Le sujet de la peine de mort semble être un sujet délicat politiquement, en témoigne le report du lancement du débat national autour de cette question. Pourtant, de temps à autre, des politiciens s’expriment sur le sujet, allant jusqu’a créer la polémique.
Fin mai, et lors de la 13ème session ordinaire du Conseil des Droits de l’Homme à Genève, Samir Dilou, ministre de Droits de l’Homme et de la Justice Transitionnelle a déclaré que la question de l’abolition de la peine de mort devrait être l’objet d’un dialogue national, puisqu’il s’agit d’une question polémique vu sa référence religieuse et idéologique. Du coup, elle sera abordée lors de la prochaine session du Conseil en septembre. Deux jours après, Mustapha Ben Jaâfar, à l’occasion de la visite de Robert Badinter, membre de la Commission internationale contre la peine de mort, a annoncé : “L’abolition de la peine de mort sera discutée par les constituants qui vont trancher cette question en affirmant le droit à la vie dans un État démocratique”.
La référence religieuse :
un réel blocage ?
Ce n’est pas l’avis de Rached Ghannouchi qui n’a pas hésité à lancer lors de la célébration du 31ème anniversaire de la création d’Ennahdha, que «l’abolition de la peine de mort est contraire à la chariâa islamique».
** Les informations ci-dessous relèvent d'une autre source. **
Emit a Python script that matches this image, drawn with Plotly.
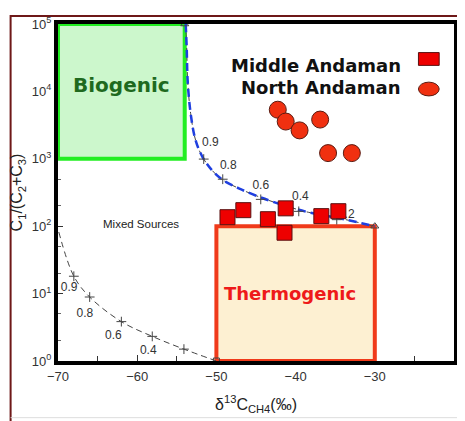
import math
import plotly.graph_objects as go

# ---------------- data ----------------
middle_x = [-48.6, -46.6, -43.5, -41.25, -36.75, -34.6, -41.4]
middle_y = [136, 173, 127, 184, 141, 167, 80]

north_x = [-42.25, -41.25, -39.5, -36.9, -35.9, -32.9]
north_y = [5350, 3570, 2640, 3820, 1215, 1215]

# upper mixing curve
upper_x = [-53.875, -53.75, -53.625, -53.25, -52.625, -51.75, -50.6, -49.25,
           -47.1, -44.4, -41.5, -38.4, -34.6, -30.0]
upper_y = [100000, 44600, 14200, 4680, 1884, 1062, 686, 490,
           361, 267, 204, 161, 132, 100]
upper_tick_x = [-51.6, -49.2, -44.4, -39.6, -34.8]
upper_tick_y = [990, 498, 250, 166, 125]
upper_lab_x = [-50.75, -48.5, -44.4, -39.4, -33.6]
upper_lab_y = [1700, 785, 400, 267, 146]
upper_lab = ["0.9", "0.8", "0.6", "0.4", "0.2"]
upper_end_x = [-54, -30]
upper_end_y = [100000, 100]

# lower mixing curve
lower_x = [-69.9, -68.0, -66.0, -62.0, -58.1, -54.1, -50.0]
lower_y = [82, 18.1, 8.9, 3.84, 2.32, 1.50, 1.0]
lower_tick_x = [-68.0, -66.0, -62.0, -58.1, -54.1]
lower_tick_y = [18.1, 8.9, 3.84, 2.32, 1.50]
lower_lab_x = [-68.6, -66.6, -63.0, -58.6]
lower_lab_y = [12.1, 5.03, 2.32, 1.40]
lower_lab = ["0.9", "0.8", "0.6", "0.4"]

biogenic_x = [-70, -54]
biogenic_y = [1000, 100000]
thermo_x = [-50, -30]
thermo_y = [1, 100]

x_ticks = [-70, -60, -50, -40, -30, -20]
y_ticks = [1, 10, 100, 1000, 10000, 100000]
y_tick_text = ["10<sup>0</sup>", "10<sup>1</sup>", "10<sup>2</sup>",
               "10<sup>3</sup>", "10<sup>4</sup>", "10<sup>5</sup>"]

FONT = "Liberation Sans, Arial, sans-serif"
BOLD = "DejaVu Sans, sans-serif"

fig = go.Figure()

def box(xr, yr, fill, line):
    fig.add_trace(go.Scatter(
        x=[xr[0], xr[1], xr[1], xr[0], xr[0]],
        y=[yr[0], yr[0], yr[1], yr[1], yr[0]],
        mode="lines", fill="toself", fillcolor=fill,
        line=dict(color=line, width=4), hoverinfo="skip", showlegend=False))

box(biogenic_x, biogenic_y, "#ccf7cc", "#22ee22")
box(thermo_x, thermo_y, "#fdf0d2", "#f03a1a")

# lower curve
fig.add_trace(go.Scatter(x=lower_x, y=lower_y, mode="lines", line_shape="spline",
                         line=dict(color="#444", width=1, dash="6px,4px"), showlegend=False))
fig.add_trace(go.Scatter(x=lower_tick_x, y=lower_tick_y, mode="markers",
                         marker=dict(symbol="cross-thin", size=7, line=dict(color="#444", width=1)),
                         showlegend=False))
fig.add_trace(go.Scatter(x=[lower_x[-1]], y=[lower_y[-1]], mode="markers",
                         marker=dict(symbol="square-open", size=6, color="#444", line=dict(width=1)),
                         showlegend=False))
fig.add_trace(go.Scatter(x=lower_lab_x, y=lower_lab_y, mode="text", text=lower_lab,
                         textfont=dict(family=FONT, size=12, color="#333"), showlegend=False))

# upper curve
fig.add_trace(go.Scatter(x=upper_x, y=upper_y, mode="lines", line_shape="spline",
                         line=dict(color="#444", width=1, dash="5px,3px"), showlegend=False))
fig.add_trace(go.Scatter(x=upper_x, y=upper_y, mode="lines", line_shape="spline",
                         line=dict(color="#1f3fe0", width=2.5, dash="8px,5px"), showlegend=False))
fig.add_trace(go.Scatter(x=upper_tick_x, y=upper_tick_y, mode="markers",
                         marker=dict(symbol="cross-thin", size=7, line=dict(color="#444", width=1)),
                         showlegend=False))
fig.add_trace(go.Scatter(x=upper_end_x, y=upper_end_y, mode="markers",
                         marker=dict(symbol="triangle-up-open", size=7, color="#444", line=dict(width=1)),
                         showlegend=False))
fig.add_trace(go.Scatter(x=upper_lab_x, y=upper_lab_y, mode="text", text=upper_lab,
                         textfont=dict(family=FONT, size=12, color="#333"), showlegend=False))

# data
fig.add_trace(go.Scatter(x=north_x, y=north_y, mode="markers", name="North Andaman",
                         marker=dict(symbol="circle", size=17, color="#f03010",
                                     line=dict(color="#5a1a10", width=1)), showlegend=False))
fig.add_trace(go.Scatter(x=middle_x, y=middle_y, mode="markers", name="Middle Andaman",
                         marker=dict(symbol="square", size=15, color="#ee0000",
                                     line=dict(color="#5a1010", width=1)), showlegend=False))

# page has an 8px body margin: work in reference pixel coords, shifted
OFF = 8
W, H = 465 - OFF, 421 - OFF
L, T = 57 - OFF, 19 - OFF
R = W - (458 - OFF)
B = H - (361 - OFF)
pw, ph = W - L - R, H - T - B
def px(x): return (x - OFF - L) / pw
def py(y): return (H - B - (y - OFF)) / ph

annotations = [
    dict(x=-59.5, y=math.log10(108), xref="x", yref="y", text="Mixed Sources", showarrow=False,
         font=dict(family=FONT, size=11.5, color="#222")),
    dict(x=-62, y=math.log10(12300), xref="x", yref="y", text="<b>Biogenic</b>", showarrow=False,
         font=dict(family=BOLD, size=20, color="#1e6a1e")),
    dict(x=-40.75, y=math.log10(9.9), xref="x", yref="y", text="<b>Thermogenic</b>", showarrow=False,
         font=dict(family=BOLD, size=18, color="#ee1a1a")),
    dict(x=px(406), y=py(61), xref="paper", yref="paper", xanchor="right", yanchor="middle",
         text="<b>Middle Andaman</b>",
         showarrow=False, font=dict(family=BOLD, size=18, color="#111")),
    dict(x=px(406), y=py(83), xref="paper", yref="paper", xanchor="right", yanchor="middle",
         text="<b>North Andaman</b>",
         showarrow=False, font=dict(family=BOLD, size=18, color="#111")),
]

shapes = [
    dict(type="rect", xref="paper", yref="paper", x0=px(422), x1=px(443), y0=py(61), y1=py(48),
         fillcolor="#ee0000", line=dict(color="#5a1010", width=1)),
    dict(type="circle", xref="paper", yref="paper", x0=px(422), x1=px(443), y0=py(92), y1=py(78),
         fillcolor="#f03010", line=dict(color="#5a1a10", width=1)),
    dict(type="path", xref="paper", yref="paper",
         path=f"M {px(9)} {py(425)} L {px(9)} {py(11)} L {px(470)} {py(11)}",
         line=dict(color="#6e1818", width=2)),
    dict(type="line", xref="paper", yref="paper", x0=px(9), x1=px(470), y0=py(418.5), y1=py(418.5),
         line=dict(color="#dddddd", width=1)),
]

fig.update_layout(
    width=W, height=H, margin=dict(l=L, r=R, t=T, b=B),
    paper_bgcolor="white", plot_bgcolor="white",
    annotations=annotations, shapes=shapes, showlegend=False,
    font=dict(family=FONT),
)
fig.update_xaxes(range=[-70, -20], tickvals=x_ticks, ticks="inside", ticklen=6, tickwidth=1,
                 tickcolor="#333", showline=True, linecolor="black", linewidth=4, mirror=True,
                 showgrid=False, zeroline=False, layer="below traces",
                 minor=dict(dtick=5, ticks="inside", ticklen=5, tickcolor="#333"),
                 tickfont=dict(family=FONT, size=13, color="#333"),
                 title=dict(text="δ<sup>13</sup>C<sub>CH4</sub>(‰)", font=dict(family=FONT, size=16, color="#222"),
                            standoff=17))
fig.update_yaxes(type="log", range=[0, 5], tickvals=y_ticks, ticktext=y_tick_text, ticks="inside",
                 ticklen=5, tickcolor="#333", showline=True, linecolor="black", linewidth=4, mirror=True,
                 showgrid=False, zeroline=False, layer="below traces",
                 minor=dict(ticks="inside", ticklen=3, tickcolor="#666"),
                 tickfont=dict(family=FONT, size=13, color="#333"),
                 title=dict(text="C<sub>1</sub>/(C<sub>2</sub>+C<sub>3</sub>)",
                            font=dict(family=FONT, size=16, color="#222"), standoff=6))

fig.write_html("out.html")
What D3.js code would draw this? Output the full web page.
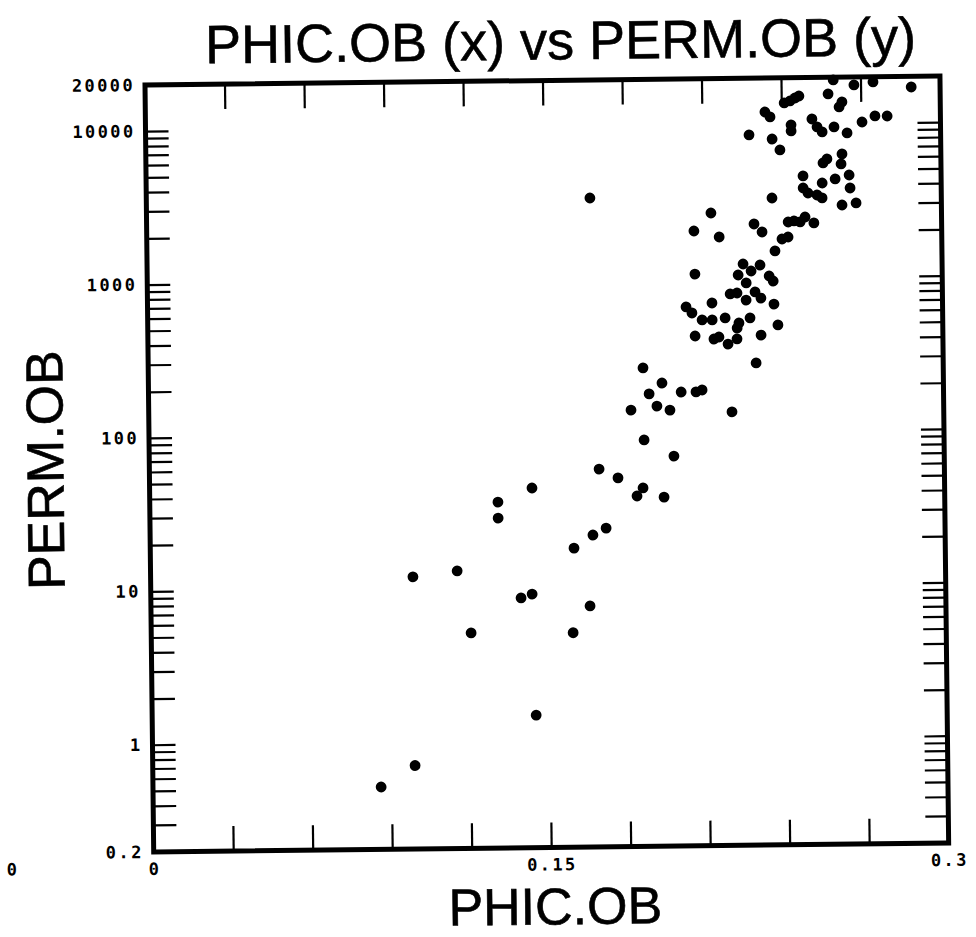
<!DOCTYPE html>
<html><head><meta charset="utf-8">
<script src="https://d3js.org/d3.v7.min.js"></script>
<style>html,body{margin:0;padding:0;background:#fff;overflow:hidden}</style>
</head><body>
<script>
// ---- data ----
const phic = [0.0861,0.0990,0.1449,0.0990,0.1157,0.1207,0.1314,0.1314,0.1443,0.1397,0.1439,0.1592,0.1657,0.1599,0.1671,0.1721,0.1697,0.1768,0.1839,0.1862,0.1941,0.1868,0.1980,0.1820,0.1918,0.1967,0.1889,0.1938,0.1867,0.2010,0.2066,0.2089,0.2201,0.2294,0.1674,
0.2370,0.2249,0.2313,0.2067,0.2230,0.2279,0.2347,0.2362,0.2260,0.2199,0.2225,0.2259,0.2293,0.2315,0.2364,0.2130,0.2032,0.2054,0.2092,0.2130,0.2179,0.2231,0.2224,0.2273,0.2378,0.2065,0.2136,0.2155,0.2189,0.2223,0.2314,
0.2597,0.2675,0.2747,0.2891,0.2411,0.2433,0.2452,0.2467,0.2577,0.2629,0.2618,0.2338,0.2357,0.2436,0.2436,0.2515,0.2534,0.2553,0.2598,0.2647,0.2704,0.2753,0.2799,0.2277,0.2364,0.2393,0.2627,0.2570,0.2555,0.2623,0.2479,0.2653,0.2600,0.2551,0.2656,0.2479,0.2497,0.2531,0.2550,0.2625,0.2678,0.2361,0.2421,0.2443,0.2466,0.2485,0.2518,0.2292,0.2322,0.2130,0.2065,0.2160,0.2397,0.2420];
const perm = [0.51,0.70,1.46,11.9,12.9,5.07,36.0,28.3,44.2,8.5,9.0,5.0,7.45,17.8,21.6,23.9,58.1,50.7,38.5,43.4,37.7,89.2,69.7,140,148,139,178,209,263,182,182,187,134,278,3400,
1489,1230,1208,1067,1044,1106,1023,948,925,787,797,716,807,736,671,689,652,595,535,534,549,508,471,547,490,421,401,413,371,400,422,
19190,17740,18490,17040,13700,14100,14730,15170,15570,13770,12780,12000,11130,9840,8990,10720,9500,8810,9475,8640,10160,11100,11070,8530,7990,6770,6310,5870,5530,5430,4566,4596,4340,4094,3781,3811,3532,3423,3270,2933,3016,3297,2294,2328,2290,2465,2250,2239,1983,2660,2036,1853,1779,1831];
const xTickValues = [0.03,0.06,0.09,0.12,0.15,0.18,0.21,0.24,0.27];
const xTickLabels = [{v:0,t:"0"},{v:0.15,t:"0.15"},{v:0.3,t:"0.3"}];
const yTickLabels = [{v:20000,t:"20000"},{v:10000,t:"10000"},{v:1000,t:"1000"},{v:100,t:"100"},{v:10,t:"10"},{v:1,t:"1"},{v:0.2,t:"0.2"}];
const titleText = "PHIC.OB (x) vs PERM.OB (y)";
const xTitle = "PHIC.OB", yTitle = "PERM.OB";

// ---- layout ----
const W = 976, H = 937, PW = 795, PH = 767;
const svg = d3.select("body").append("svg").attr("width", W).attr("height", H);
svg.append("rect").attr("width", W).attr("height", H).attr("fill", "#fff");
const g = svg.append("g").attr("transform", "translate(145,85) rotate(-0.65)");

const x = d3.scaleLinear().domain([0, 0.3]).range([0, PW]);
const y = d3.scaleLog().domain([0.2, 20000]).range([PH, 0]);

const yMinor = [];
for (let e = -1; e <= 4; e++) for (let k = 1; k <= 9; k++) {
  const v = +(k * Math.pow(10, e)).toPrecision(3);
  if (v > 0.2 && v < 20000) yMinor.push(v);
}

function styleAxis(sel) {
  sel.select(".domain").remove();
  sel.selectAll(".tick line").attr("stroke", "#000").attr("stroke-width", 2.2);
}
g.append("g").call(d3.axisRight(y).tickValues(yMinor).tickSize(23).tickFormat("")).call(styleAxis);
g.append("g").attr("transform", `translate(${PW},0)`).call(d3.axisLeft(y).tickValues(yMinor).tickSize(23).tickFormat("")).call(styleAxis);
g.append("g").call(d3.axisBottom(x).tickValues(xTickValues).tickSize(25).tickFormat("")).call(styleAxis);
g.append("g").attr("transform", `translate(0,${PH})`).call(d3.axisTop(x).tickValues(xTickValues).tickSize(25).tickFormat("")).call(styleAxis);

g.append("rect").attr("x", 0).attr("y", 0).attr("width", PW).attr("height", PH)
  .attr("fill", "none").attr("stroke", "#000").attr("stroke-width", 5);

const tickFont = "'DejaVu Sans Mono', monospace";
g.selectAll("text.ylab").data(yTickLabels).join("text").attr("class", "ylab")
  .attr("x", -10).attr("y", d => y(d.v) + 6)
  .attr("text-anchor", "end").attr("font-family", tickFont).attr("font-weight", "bold")
  .attr("font-size", 17).attr("letter-spacing", 2.4).text(d => d.t);
g.selectAll("text.xlab").data(xTickLabels).join("text").attr("class", "xlab")
  .attr("x", d => x(d.v) + 1).attr("y", PH + 23)
  .attr("text-anchor", "middle").attr("font-family", tickFont).attr("font-weight", "bold")
  .attr("font-size", 17).attr("letter-spacing", 2.4).text(d => d.t);
// stray label at the far left edge of the page
g.append("text").attr("x", -142).attr("y", PH + 22).attr("text-anchor", "middle")
  .attr("font-family", tickFont).attr("font-weight", "bold").attr("font-size", 17).text("0");

const pts = phic.map((p, i) => ({p, k: perm[i]}));
g.selectAll("circle").data(pts).join("circle")
  .attr("cx", d => x(d.p)).attr("cy", d => y(d.k)).attr("r", 5.4).attr("fill", "#000");

const titleFont = "'Liberation Sans', Arial, sans-serif";
g.append("text").attr("x", 416).attr("y", -21).attr("text-anchor", "middle")
  .attr("font-family", titleFont).attr("font-size", 54).attr("stroke", "#000").attr("stroke-width", 0.6).text(titleText);
g.append("text").attr("x", 401).attr("y", PH + 77).attr("text-anchor", "middle")
  .attr("font-family", titleFont).attr("font-size", 52).attr("stroke", "#000").attr("stroke-width", 0.6).text(xTitle);
g.append("text").attr("transform", `translate(-86,${384}) rotate(-90)`).attr("text-anchor", "middle")
  .attr("font-family", titleFont).attr("font-size", 52).attr("stroke", "#000").attr("stroke-width", 0.6).text(yTitle);
</script>
</body></html>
Le débat sur la question s’annonce déjà compliqué car il ne s’agit pas de traiter le thème d’un point de vue éthique ou social mais surtout d’un point de vue politique, avec des calculs électoraux qui entrent en jeu.
En évoquant la question avec certains politiques, on sent qu’il y a une volonté d’esquiver l’ouverture du débat sur la scène publique. Pour cause, la référence religieuse qu’Ennahdha commence déjà à exploiter pour faire un blocage à toute tentative d’abolition de la peine de mort.
Selon Ajmi Ourimi, membre du bureau exécutif d’Ennahdha, le texte coranique a été clair en parlant du «talion» (kassas). En plus, il y a un consensus chez tous les «fouqaha» (les hommes de religion) sur le maintien de la peine de mort. Ce dernier va encore plus loin, en expliquant que l’objectif du talion n’est pas d’inciter à la mort, mais de préserver la vie. En effet, «en éliminant le tueur, on va peut-être sauver des personnes qui auraient pu être ses éventuelles victimes». Par ailleurs, M. Ourimi indique : «qu’il vaut mieux que le coupable reçoit son châtiment dans l’ici-bas que dans l’au delà où il n’échappera pas à la justice divine».
Cette position est étrange de la part d’Ennadhha dont les leaders ont été à plusieurs reprises, sauvés de l’application de la peine de mort, grâce justement au combat des organisations nationales et internationales pour la préservation du droit à la vie.
Faire prévaloir la culture de droits de l’homme
Samir Bettaieb, porte parole du parti Al Massar, estime pour sa part, que le mouvement islamiste fait un amalgame entre deux sphères que normalement il faut séparer : la religion et la politique. «Ennahdha doit se comporter en parti d’Etat et non en parti religieux».
Quant à la position de son parti, Bettaieb insiste sur l’attachement d’Al Massar à la culture universelle des droits de l’homme. «Nous sommes pour le droit à la vie. L’Etat ne doit pas s’ériger en meurtrier et puis, ce n’est pas ainsi qu’on va résoudre le problème de la criminalité, puisque toutes les études ont montré l’inefficacité de cette solution dans les pays qui appliquent la peine de mort».
Même position de la part du Parti Républicain : «Quand on exécute quelqu’un, la sentence est irréversible. Or, on a bien vu que dans certains cas, il s’avère, même après des années, que le coupable est innocent. Que faire alors pour remédier à l’erreur commise ?», s’interroge Néji Djelloul, membre du bureau politique. Il ajoute : «il faut toujours partir du principe que tout être humain est corrigible et que le droit à la vie est sacré».
Les partis progressistes tablent sur la construction d’un front au sein de la Constituante pour faire adopter l’abolition de la peine de mort. Ils comptent beaucoup sur le soutien de la société civile qui s’est déjà mobilisée pour cette cause.
Reste à savoir quand le débat sera finalement ouvert.